1?Okay to use here too!
2?The AAPI community is a very large umbrella encompassing groups as culturally, financially, and economically disparate as wealthy Japanese American doctors, Hmong farmers, and Native Hawaiians; when I was President Obama’s representative to the Council on Native Hawaiian Advancement Conference in 2009, I became the first Executive Branch representative to ever visit the Papakōlea Homestead, in what was a very emotional afternoon for all (a homestead is like a reservation, except unlike Native Americans and Alaska Natives, Native Hawaiians still don’t have federal recognition, largely because of the US Senate).
3?New York Knicks, 1947, in case you’re wondering.
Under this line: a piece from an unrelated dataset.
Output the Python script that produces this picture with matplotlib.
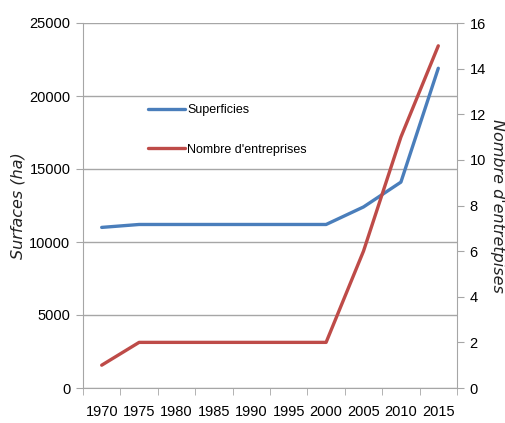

CHAPTER EIGHTEEN NASCAR AND CHILL
Why is NASCAR considered a sport? I mean, just look at it: A bunch of cars drive around a circle for a few hours, crashing every now and again while drunk fans hoot and holler at the carnage. Dodgeball is more of a sport than NASCAR. Or bowling.
As a northeastern elite, my interaction with NASCAR was minimal until 2010. That’s when, in the midst of my multifaceted DC social life—the kind I had hoped for in moving from the uniformity of Los Angeles—I met a very handsome, quiet guy at a bar. Our first date was a few days later at Townhouse Tavern on R Street, a dive by Dupont Circle. Josh is from a small, rural town in Mississippi. He has a distinctively southern accent and the kind of relaxed, laid-back personality that any high-strung northeasterner like me envies. I was looking forward to getting to know him, and had a good feeling going into the evening.